Yes. Anything on Canada? And I’ll leave it there.
I don’t think anything that hasn’t already been mentioned on the call.
Unidentified Company Representative
Obviously, it’s tightened up significantly. It looks like it’s winding out a little bit, but I agree with Tom. We’re going to see the big move there will happen when the trans pipeline gets on board.
Our final question comes from the line of Ryan Todd with Piper Sandler.
Maybe just a follow-up on Paul’s earlier question on the use of cash. I mean, you’ve made material progress year-to-date reducing your environmental liabilities as well as staying active in the buyback market.

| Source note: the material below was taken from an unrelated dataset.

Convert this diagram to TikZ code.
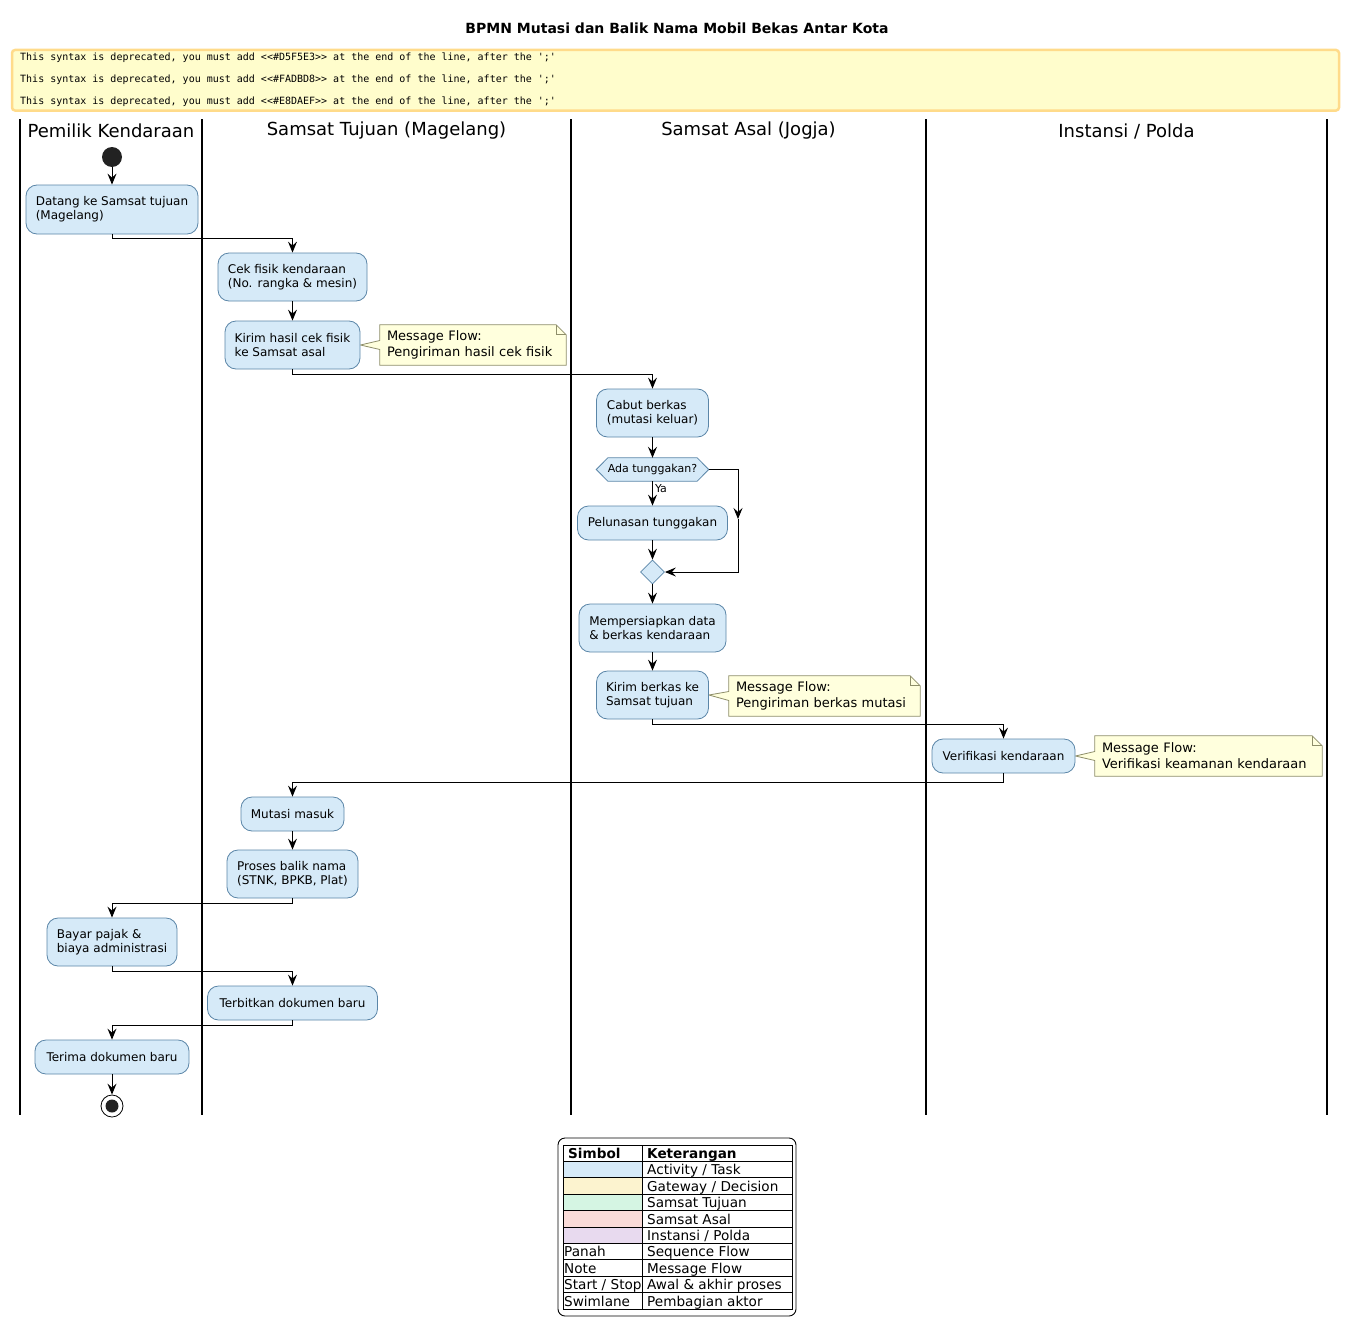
\documentclass[tikz,border=0pt]{standalone}
\usepackage{fontspec}
\setmainfont{DejaVu Sans}
\setmonofont{DejaVu Sans Mono}
\usetikzlibrary{shapes.geometric,arrows.meta,calc,backgrounds}
\definecolor{actfill}{HTML}{D6EAF8}
\definecolor{actdraw}{HTML}{5B86A8}
\definecolor{notefill}{HTML}{FFFFDD}
\definecolor{notedraw}{HTML}{8E8E6A}
\definecolor{warnfill}{HTML}{FFFDCC}
\definecolor{warndraw}{HTML}{FFDB8A}
\definecolor{legA}{HTML}{D6EAF8}
\definecolor{legB}{HTML}{FCF3CF}
\definecolor{legC}{HTML}{D5F5E3}
\definecolor{legD}{HTML}{FADBD8}
\definecolor{legE}{HTML}{E8DAEF}
\definecolor{startfill}{HTML}{222222}
\tikzset{
  act/.style={draw=actdraw, fill=actfill, rounded corners=11pt, line width=0.8pt, align=left, inner sep=0pt, font=\fontsize{12}{14}\selectfont},
  notebox/.style={inner sep=0pt, align=left, font=\fontsize{13}{16}\selectfont},
  noteline/.style={draw=notedraw, fill=notefill, line width=0.8pt},
  flow/.style={draw=black, line width=1pt, -{Stealth[length=11pt,width=9pt,inset=4pt]}},
  lane/.style={draw=black, line width=1.5pt},
  lanehead/.style={font=\fontsize{18}{22}\selectfont, inner sep=0pt},
  warn/.style={font=\ttfamily\fontsize{10}{12}\selectfont, inner sep=0pt, anchor=base west},
  leg/.style={font=\fontsize{13.6}{15}\selectfont, inner sep=0pt, anchor=base west},
}
\begin{document}
\begin{tikzpicture}[x=1pt,y=-1pt]
\useasboundingbox (0,0) rectangle (1355,1338);

% title
\node[font=\fontsize{14}{17}\selectfont\bfseries, inner sep=0pt] (title) at (677,28) {BPMN Mutasi dan Balik Nama Mobil Bekas Antar Kota};

% warning box
\draw[draw=warndraw, fill=warnfill, line width=2.5pt, rounded corners=3pt] (12,50) rectangle (1339,110.5);
\node[warn] (w1) at (20,61) {This syntax is deprecated, you must add <<\#D5F5E3>> at the end of the line, after the ';'};
\node[warn] (w2) at (20,83) {This syntax is deprecated, you must add <<\#FADBD8>> at the end of the line, after the ';'};
\node[warn] (w3) at (20,104.3) {This syntax is deprecated, you must add <<\#E8DAEF>> at the end of the line, after the ';'};

% lanes
\foreach \lx in {20,202,571,926,1327} \draw[lane] (\lx,119) -- (\lx,1115);
\node[lanehead] (h1) at (111,131) {Pemilik Kendaraan};
\node[lanehead] (h2) at (386.5,131) {Samsat Tujuan (Magelang)};
\node[lanehead] (h3) at (748.5,131) {Samsat Asal (Jogja)};
\node[lanehead] (h4) at (1126.5,131) {Instansi / Polda};

% start
\node[circle, fill=startfill, minimum size=20pt, inner sep=0pt] (start) at (112,157) {};

% activities
\node[act, minimum width=172pt, minimum height=49pt] (b1) at (112,209.5) {Datang ke Samsat tujuan\\(Magelang)};
\node[act, minimum width=149pt, minimum height=48pt] (b2) at (292.5,277) {Cek fisik kendaraan\\(No. rangka \& mesin)};
\node[act, minimum width=135pt, minimum height=48pt] (b3) at (292.5,345) {Kirim hasil cek fisik\\ke Samsat asal};
\node[act, minimum width=112pt, minimum height=48pt] (b4) at (652.5,413) {Cabut berkas\\(mutasi keluar)};
\node[inner sep=0pt, minimum width=112pt, minimum height=23pt, font=\fontsize{11}{13}\selectfont] (dec) at (652.5,469.5) {Ada tunggakan?};
\node[act, minimum width=150pt, minimum height=34pt] (b5) at (652.5,523) {Pelunasan tunggakan};
\node[diamond, draw=actdraw, fill=actfill, line width=0.8pt, minimum width=24pt, minimum height=24pt, inner sep=0pt] (merge) at (652.5,572) {};
\node[act, minimum width=147pt, minimum height=48pt] (b6) at (652.5,628) {Mempersiapkan data\\\& berkas kendaraan};
\node[act, minimum width=112pt, minimum height=48pt] (b7) at (652.5,695) {Kirim berkas ke\\Samsat tujuan};
\node[act, minimum width=143pt, minimum height=34pt] (b8) at (1003.5,756) {Verifikasi kendaraan};
\node[act, minimum width=103pt, minimum height=34pt] (b9) at (292.5,814) {Mutasi masuk};
\node[act, minimum width=131pt, minimum height=48pt] (b10) at (292.5,874) {Proses balik nama\\(STNK, BPKB, Plat)};
\node[act, minimum width=130pt, minimum height=48pt] (b11) at (112,942) {Bayar pajak \&\\biaya administrasi};
\node[act, minimum width=170pt, minimum height=34pt] (b12) at (292.5,1003) {Terbitkan dokumen baru};
\node[act, minimum width=154pt, minimum height=34pt] (b13) at (112,1057) {Terima dokumen baru};

% stop
\node[circle, draw=black, fill=white, line width=0.8pt, minimum size=22pt, inner sep=0pt] (stop) at (112,1106) {};
\node[circle, fill=startfill, minimum size=13pt, inner sep=0pt] (stopin) at (112,1106) {};

% notes
\node[notebox, text width=172pt, minimum height=40pt] (n1) at (473,345) {Message Flow:\\Pengiriman hasil cek fisik};
\node[notebox, text width=177pt, minimum height=40pt] (n2) at (824.5,696) {Message Flow:\\Pengiriman berkas mutasi};
\node[notebox, text width=213pt, minimum height=40pt] (n3) at (1208.5,756) {Message Flow:\\Verifikasi keamanan kendaraan};

\begin{scope}[on background layer]
  \fill[white] (0,0) rectangle (1355,1338);
  % hexagon
  \draw[draw=actdraw, fill=actfill, line width=0.8pt] (dec.west) -- ($(dec.north west)+(11.5,0)$) -- ($(dec.north east)+(-11.5,0)$) -- (dec.east) -- ($(dec.south east)+(-11.5,0)$) -- ($(dec.south west)+(11.5,0)$) -- cycle;
  % note outlines
  \foreach \n/\b in {n1/b3,n2/b7,n3/b8}{
    \path (\n.north west) ++(-7,0) coordinate (\n nw);
    \path (\n.south west) ++(-7,0) coordinate (\n sw);
    \path (\n.north east) ++(7,0) coordinate (\n ne);
    \path (\n.south east) ++(7,0) coordinate (\n se);
    \draw[noteline] (\n nw) -- ($(\n nw)!0.5!(\n sw)+(0,-4.5)$) -- (\b.east) -- ($(\n nw)!0.5!(\n sw)+(0,4.5)$) -- (\n sw) -- (\n se) -- ($(\n ne)+(0,10)$) -- ($(\n ne)+(-10,0)$) -- cycle;
    \draw[draw=notedraw, line width=0.8pt] ($(\n ne)+(-10,0)$) -- ($(\n ne)+(-10,10)$) -- ($(\n ne)+(0,10)$);
  }
\end{scope}

% flows
\draw[flow] (start) -- (b1.north);
\draw[flow] (b1.south) -- ++(0,4) -| (b2.north);
\draw[flow] (b2.south) -- (b3.north);
\draw[flow] (b3.south) -- ++(0,5) -| (b4.north);
\draw[flow] (b4.south) -- (dec.north);
\draw[flow] (dec.south) -- (b5.north) node[pos=0.3, right=2pt, font=\fontsize{11}{13}\selectfont, inner sep=0pt] (ya) {Ya};
\coordinate (br1) at (738,469.5);
\coordinate (br2) at (738,519);
\coordinate (br3) at (738,572);
\draw[flow] (dec.east) -- (br1) -- (br2);
\draw[flow] (br2) -- (br3) -- (merge.east);
\draw[flow] (b5.south) -- (merge.north);
\draw[flow] (merge.south) -- (b6.north);
\draw[flow] (b6.south) -- (b7.north);
\draw[flow] (b7.south) -- ++(0,5) -| (b8.north);
\draw[flow] (b8.south) -- ++(0,9) -| (b9.north);
\draw[flow] (b9.south) -- (b10.north);
\draw[flow] (b10.south) -- ++(0,5) -| (b11.north);
\draw[flow] (b11.south) -- ++(0,5) -| (b12.north);
\draw[flow] (b12.south) -- ++(0,5) -| (b13.north);
\draw[flow] (b13.south) -- (stop.north);

% legend
\draw[black, line width=0.9pt, rounded corners=7pt] (558,1138) rectangle (796,1316);
\fill[legA] (563,1161.4) rectangle (642,1177.8);
\fill[legB] (563,1177.8) rectangle (642,1194.2);
\fill[legC] (563,1194.2) rectangle (642,1210.6);
\fill[legD] (563,1210.6) rectangle (642,1227.0);
\fill[legE] (563,1227.0) rectangle (642,1243.4);
\draw[black, line width=0.8pt] (563,1145) rectangle (792,1309);
\draw[black, line width=0.8pt] (642,1145) -- (642,1309);
\foreach \i in {1,...,9} \draw[black, line width=0.8pt] (563,{1145+16.4*\i}) -- (792,{1145+16.4*\i});
\node[leg, font=\fontsize{13.6}{15}\selectfont\bfseries] (lh1) at (568,1158.5) {Simbol};
\node[leg, font=\fontsize{13.6}{15}\selectfont\bfseries] (lh2) at (647,1158.5) {Keterangan};
\node[leg] (lk1) at (647,1174.9) {Activity / Task};
\node[leg] (lk2) at (647,1191.3) {Gateway / Decision};
\node[leg] (lk3) at (647,1207.7) {Samsat Tujuan};
\node[leg] (lk4) at (647,1224.1) {Samsat Asal};
\node[leg] (lk5) at (647,1240.5) {Instansi / Polda};
\node[leg] (lk6) at (647,1256.9) {Sequence Flow};
\node[leg] (lk7) at (647,1273.3) {Message Flow};
\node[leg] (lk8) at (647,1289.7) {Awal \& akhir proses};
\node[leg] (lk9) at (647,1306.1) {Pembagian aktor};
\node[leg] (ls6) at (564,1256.9) {Panah};
\node[leg] (ls7) at (564,1273.3) {Note};
\node[leg] (ls8) at (564,1289.7) {Start / Stop};
\node[leg] (ls9) at (564,1306.1) {Swimlane};
\end{tikzpicture}
\end{document}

How much further on the environmental liabilities, how much lower would you like to get that before you feel like you’re in a normalized place? And then with the cash in hand, particularly from — I mean, both your organic free cash flow and the cash in hand from closing Eni deal. I guess you mentioned about being aggressive on the buyback. Is there room to lean in even more on the buyback? Or how do you view the kind of the appropriateness of that, I guess, I would say.
Sure. Ryan, with respect to environmental liabilities, we are at 800 now, down from 1.3, and we would see ourselves getting to a range of, say, 200 to 400 by the middle of next year and would call that 200 to 400 range, normal, more normal.
And then with respect to the Eni proceeds, we’ve long been talking that the balance sheet is our first priority, but the list of cleanup items is decreasing. We talked about taking in the Inventory Intermediation Agreement continuing to reduce the environmental liabilities.
There is — with respect to the balance sheet, the potential that we might refinance our 2025 notes. And then beyond that, it’s really weighing as Matt said, the alternatives for excess cash, which includes stock buybacks, but — and everything else has to compete against that return.
Great. And then maybe just one last quick one. OpEx came in really strong performance on operating expenses there on the refining business came in lower than expectations. Can you talk about some of the drivers there, and how sustainable some of those are as we look through the second half of the year?
Yes. The biggest driver, no question about is natural gas prices. And so I know there was a lot of concentration on OpEx early in the year, and that was primarily on the back of much higher natural gas prices. Natural gas prices come down or OpEx comes in.
With that, that concludes the call today. We appreciate everyone’s participation, and we look forward to speaking to you next time. Thank you.
This concludes today’s teleconference. You may disconnect your lines at this time. Thank you for your participation, and have a wonderful day.